How Dubai is leading the global charge in branded residences
Dubai is forecast to become the world’s largest city based on pipeline branded residential schemes
The growth of branded residences is outpacing hotels in the Middle East, with new projects concentrated in Dubai, according to real estate consultants Savills.
New research shows that 100 branded residential schemes opened this year in the Middle East despite the impact of the coronavirus pandemic and the wider economic slowdown.
Savills said over the past 10 years, the growth of such schemes has outpaced hoteliers, rising from 11 percent of the total market in 2010 to 16 percent in 2020.
Eleven new non-hotelier brands are expected to enter the market by 2025 but hotel brands still dominate and account for 84 percent of current schemes and 88 percent of the pipeline, it noted.
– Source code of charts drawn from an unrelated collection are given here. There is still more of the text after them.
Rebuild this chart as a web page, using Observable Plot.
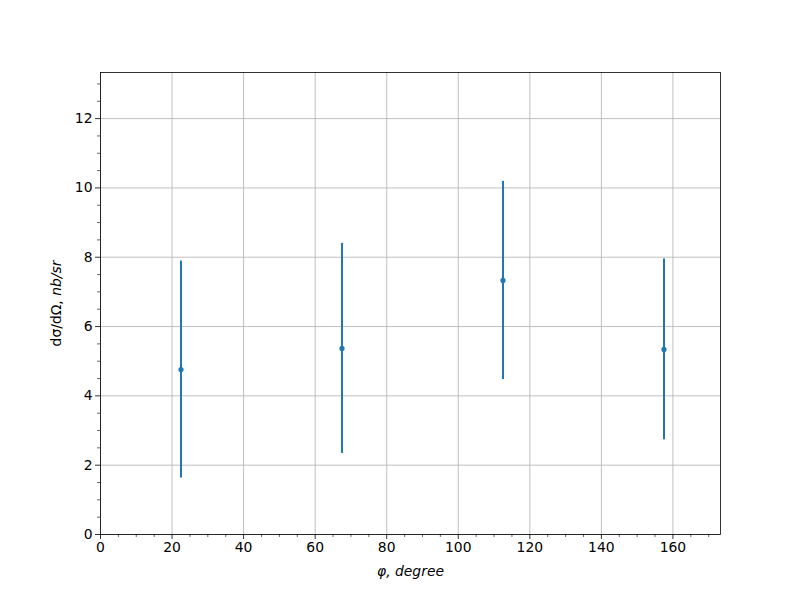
<!DOCTYPE html>
<html>
<head>
<meta charset="utf-8">
<script src="https://cdn.jsdelivr.net/npm/d3@7"></script>
<script src="https://cdn.jsdelivr.net/npm/@observablehq/plot@0.6"></script>
<style>
  html, body { margin: 0; padding: 0; background: white; }
</style>
</head>
<body>
<div id="chart"></div>
<script>
const phi = [22.5, 67.5, 112.5, 157.5];
const xsec = [4.76, 5.37, 7.33, 5.34];
const err = [3.13, 3.03, 2.86, 2.61];
const xTicks = [0, 20, 40, 60, 80, 100, 120, 140, 160];
const yTicks = [0, 2, 4, 6, 8, 10, 12];
const xMinor = d3.range(0, 175, 5).filter(v => v % 20 !== 0);
const yMinor = d3.range(0, 13.5, 0.5).filter(v => v % 2 !== 0);

const data = phi.map((x, i) => ({x, y: xsec[i], lo: xsec[i] - err[i], hi: xsec[i] + err[i]}));

const gridStyle = {stroke: "#b0b0b0", strokeOpacity: 1, strokeWidth: 0.8};
const blue = "#1f77b4";

const chart = Plot.plot({
  width: 800,
  height: 600,
  marginLeft: 100,
  marginRight: 80,
  marginTop: 72,
  marginBottom: 66,
  style: {fontFamily: "DejaVu Sans", fontSize: "13.9px", color: "black", background: "white"},
  x: {domain: [0, 173.3]},
  y: {domain: [0, 13.33]},
  marks: [
    Plot.gridX(xTicks, gridStyle),
    Plot.gridY(yTicks, gridStyle),
    Plot.ruleX(data, {x: "x", y1: "lo", y2: "hi", stroke: blue, strokeWidth: 2}),
    Plot.dot(data, {x: "x", y: "y", r: 2.6, fill: blue, stroke: null}),
    Plot.frame({stroke: "black", strokeWidth: 0.8}),
    Plot.axisX(xTicks, {tickSize: 5, tickPadding: 3, strokeWidth: 0.8, fontSize: 13.9,
      label: "φ, degree", labelAnchor: "center", labelArrow: "none", labelOffset: 41}),
    Plot.axisX(xMinor, {tickSize: 3, strokeWidth: 0.6, text: null, label: null}),
    Plot.axisY(yTicks, {tickSize: 5, tickPadding: 3, strokeWidth: 0.8, fontSize: 13.9,
      label: "dσ/dΩ, nb/sr", labelAnchor: "center", labelArrow: "none", labelOffset: 49}),
    Plot.axisY(yMinor, {tickSize: 3, strokeWidth: 0.6, text: null, label: null})
  ]
});

document.getElementById("chart").appendChild(chart);

// style the axis labels like matplotlib mathtext
const xl = chart.querySelector('[aria-label="x-axis label"] text');
if (xl) xl.setAttribute("font-style", "italic");
const yl = chart.querySelector('[aria-label="y-axis label"] text');
if (yl) {
  yl.textContent = "";
  const ns = "http://www.w3.org/2000/svg";
  const t1 = document.createElementNS(ns, "tspan");
  t1.textContent = "dσ/dΩ, ";
  const t2 = document.createElementNS(ns, "tspan");
  t2.setAttribute("font-style", "italic");
  t2.textContent = "nb/sr";
  yl.appendChild(t1);
  yl.appendChild(t2);
}
</script>
</body>
</html>
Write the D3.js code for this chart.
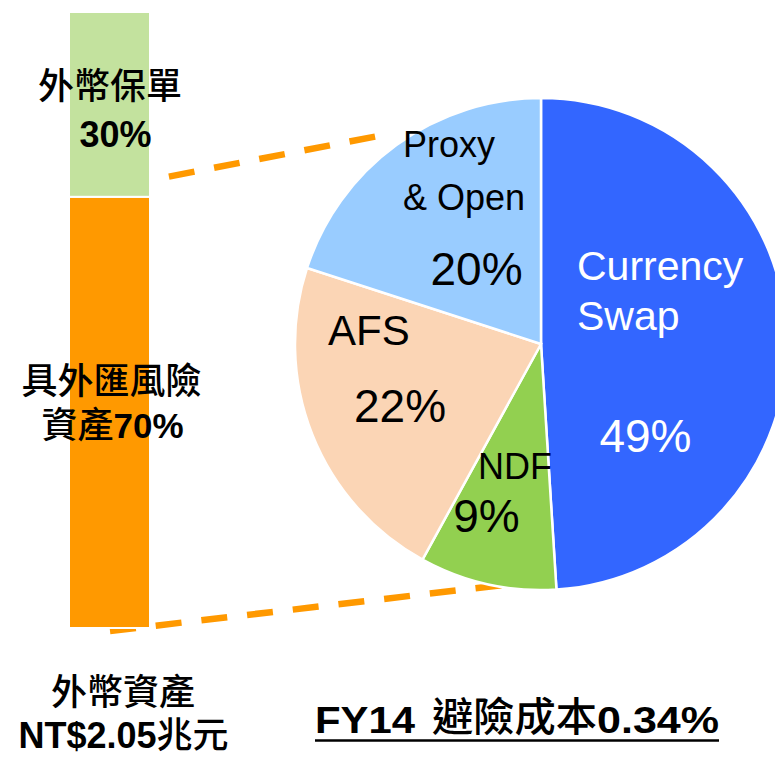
<!DOCTYPE html>
<html>
<head>
<meta charset="utf-8">
<script src="https://cdn.jsdelivr.net/npm/d3@7"></script>
<style>
  html, body { margin: 0; padding: 0; background: #fff; }
  svg { display: block; }
  .lat { font-family: "Liberation Sans", Arial, sans-serif; }
  .cjk { font-family: "Noto Sans CJK TC", "Noto Sans CJK SC", sans-serif; }
  .mix { font-family: "Liberation Sans", "Noto Sans CJK TC", "Noto Sans CJK SC", sans-serif; }
</style>
</head>
<body>
<svg id="chart" width="775" height="757"></svg>
<script>
// ---- data ----
const barCategories = ["具外匯風險資產", "外幣保單"];
const barValues = [70, 30];
const barColors = ["#FF9900", "#C3E29E"];

const pieCategories = ["Currency Swap", "NDF", "AFS", "Proxy & Open"];
const pieValues = [49, 9, 22, 20];
const pieColors = ["#3366FF", "#92D050", "#FBD5B5", "#99CCFF"];

const totalLabel = ["外幣資產", "NT$2.05", "兆元"];
const titleParts = ["FY14", "避險成本", "0.34%"];

// ---- layout ----
const svg = d3.select("#chart");

// bar
const xBar = d3.scaleBand().domain(["FX"]).range([69, 150]).padding(0);
const yBar = d3.scaleLinear().domain([0, 100]).range([628, 12]);

// pie
const cx = 541, cy = 344, R = 246;

// leader lines (drawn first, behind the bar)
const leaders = [
  {p: [[110, 188], [378, 136]], offset: 32},
  {p: [[110, 631], [503, 585]], offset: 0}
];
svg.append("g").selectAll("path").data(leaders).join("path")
  .attr("d", d => d3.line()(d.p))
  .attr("fill", "none")
  .attr("stroke", "#FF9900")
  .attr("stroke-width", 6.5)
  .attr("stroke-dasharray", "26,20")
  .attr("stroke-dashoffset", d => d.offset);

// stacked bar
const stackData = [Object.fromEntries(barCategories.map((c, i) => [c, barValues[i]]))];
const series = d3.stack().keys(barCategories)(stackData);
svg.append("g").selectAll("rect").data(series).join("rect")
  .attr("x", xBar("FX"))
  .attr("width", xBar.bandwidth())
  .attr("y", d => yBar(d[0][1]))
  .attr("height", d => yBar(d[0][0]) - yBar(d[0][1]))
  .attr("fill", (d, i) => barColors[i])
  .attr("stroke", "#fff")
  .attr("stroke-width", 2);

// pie
const pie = d3.pie().sort(null).value(d => d)(pieValues);
const arc = d3.arc().innerRadius(0).outerRadius(R);
svg.append("g").attr("transform", `translate(${cx},${cy})`)
  .selectAll("path").data(pie).join("path")
  .attr("d", arc)
  .attr("fill", (d, i) => pieColors[i])
  .attr("stroke", "#fff")
  .attr("stroke-width", 2.5);

// pie labels (offsets relative to pie centre)
const pl = svg.append("g").attr("transform", `translate(${cx},${cy})`).attr("class", "lat");
function multi(g, x, y, lines, size, fill, lh) {
  const tx = g.append("text").attr("x", x).attr("y", y)
    .attr("font-size", size).attr("fill", fill);
  lines.forEach((s, i) => tx.append("tspan").attr("x", x).attr("dy", i ? lh : 0).text(s));
  return tx;
}
function t(g, x, y, txt, size, fill, anchor) {
  return g.append("text").attr("x", x).attr("y", y).text(txt)
    .attr("font-size", size).attr("fill", fill).attr("text-anchor", anchor || "start");
}
// Currency Swap
multi(pl, 36, -64, ["Currency", "Swap"], 41, "#fff", 50);
t(pl, 104.5, 108, pieValues[0] + "%", 46, "#fff", "middle");
// NDF
t(pl, -63, 135, "NDF", 36, "#000");
t(pl, -54.5, 188, pieValues[1] + "%", 46, "#000", "middle");
// AFS
t(pl, -213, 1, "AFS", 42, "#000");
t(pl, -141, 78, pieValues[2] + "%", 46, "#000", "middle");
// Proxy & Open
multi(pl, -138, -187, ["Proxy", "& Open"], 36, "#000", 53);
t(pl, -64.5, -59, pieValues[3] + "%", 46, "#000", "middle");

// bar labels
const bl = svg.append("g").attr("class", "mix");
const tA = bl.append("text").attr("text-anchor", "middle").attr("fill", "#000");
tA.append("tspan").attr("x", 110).attr("y", 99)
  .attr("font-size", 36).attr("font-weight", 500).text(barCategories[1]);
tA.append("tspan").attr("x", 115.5).attr("y", 147)
  .attr("font-size", 36).attr("font-weight", "bold").text(barValues[1] + "%");

const tB = bl.append("text").attr("text-anchor", "middle").attr("fill", "#000");
tB.append("tspan").attr("x", 111.5).attr("y", 394)
  .attr("font-size", 36).attr("font-weight", 500).text(barCategories[0].slice(0, 5));
tB.append("tspan").attr("x", 112.5).attr("y", 438)
  .attr("font-size", 36).attr("font-weight", 500).text(barCategories[0].slice(5));
tB.append("tspan").attr("font-size", 35).attr("font-weight", "bold")
  .text(barValues[0] + "%");

// total label under the bar
const tC = bl.append("text").attr("text-anchor", "middle").attr("fill", "#000");
tC.append("tspan").attr("x", 123).attr("y", 705)
  .attr("font-size", 36).attr("font-weight", 500).text(totalLabel[0]);
tC.append("tspan").attr("x", 123.5).attr("y", 748)
  .attr("font-size", 36).attr("font-weight", "bold").text(totalLabel[1]);
tC.append("tspan").attr("font-size", 36).attr("font-weight", 500)
  .text(totalLabel[2]);

// title with underline
const tg = svg.append("g");
tg.append("text").attr("class", "lat").attr("x", 315).attr("y", 733)
  .attr("font-size", 36).attr("font-weight", "bold").attr("fill", "#000")
  .attr("textLength", 100).attr("lengthAdjust", "spacingAndGlyphs").text(titleParts[0]);
tg.append("text").attr("class", "cjk").attr("x", 432).attr("y", 731)
  .attr("font-size", 40).attr("font-weight", 500).attr("fill", "#000")
  .attr("textLength", 165).attr("lengthAdjust", "spacingAndGlyphs").text(titleParts[1]);
tg.append("text").attr("class", "lat").attr("x", 597).attr("y", 733)
  .attr("font-size", 36).attr("font-weight", "bold").attr("fill", "#000")
  .attr("textLength", 122).attr("lengthAdjust", "spacingAndGlyphs").text(titleParts[2]);
tg.append("line").attr("x1", 315).attr("x2", 719).attr("y1", 740.5).attr("y2", 740.5)
  .attr("stroke", "#000").attr("stroke-width", 2.5);
</script>
</body>
</html>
Marriott, whose brands include W, The Ritz-Carlton and St Regis, is by far the leader in the sector and is set to remain so, the research added.
Globally, Miami (32 schemes), Dubai (29 schemes) and New York (25 schemes) are the top three cities for branded residences, Savills said, adding that 12 countries will see their first branded residential projects over the next four years in locations as diverse as Iceland, Paraguay and Nigeria.
Egypt is forecast to grow fastest of any country over the next four years, rising from one to 18 schemes, while other countries moving from a low base include Spain (+83 percent), Bahrain, Belize and Costa Rica (+80 percent).
Richard Paul, head of professional services for the Middle East at Savills said: “When it comes to price, branded residences achieve a premium, on average, of 31 percent over equivalent non-branded properties, although this figure can vary significantly by location.
“If we look at Dubai, it is forecast to become the largest city based on pipeline schemes with a notable increase from Dubai-based master-developer Emaar who has risen to 10th place from 24th in 2007.”
Jaidev Menezes, vice president of Marriott International’s Mixed-Use Development – Middle East & Africa section, added: “The growth of the branded residences portfolio is fueled by developer and purchaser demand for our well-established premium and luxury brands and our proven track record of operating 100+ branded residence schemes globally. We see continued growth opportunities across the region for co-located projects (hotel/branded residences) as well as standalone branded residences across urban, suburban and resort markets.”
The UAE, Mexico and Brazil are expected to add the most schemes by number among the fastest growing countries – those adding at least 50 percent to their existing supply – while Vietnam, the UK, Morocco, Malaysia, Australia and Saudi Arabia also have a pipeline of at least six schemes.
Paul Tostevin, director, Savills World Research, said: “This mixture of emerging and established prime markets illustrates the ever-widening reach of the sector today. Now a proven formula, brands are confident entering new territories.”
According to Savills, the highest brand premiums are achieved in the emerging markets. Recently established markets such as Bangkok, Beijing and Phuket achieve premiums between 40 percent and 45 percent, comparatively higher than more mature markets.
It added that truly emerging markets which have few branded properties can command prices that are double to non-branded stock as demonstrated by Almaty and Belgrade with premiums of 150 percent and 120 percent respectively.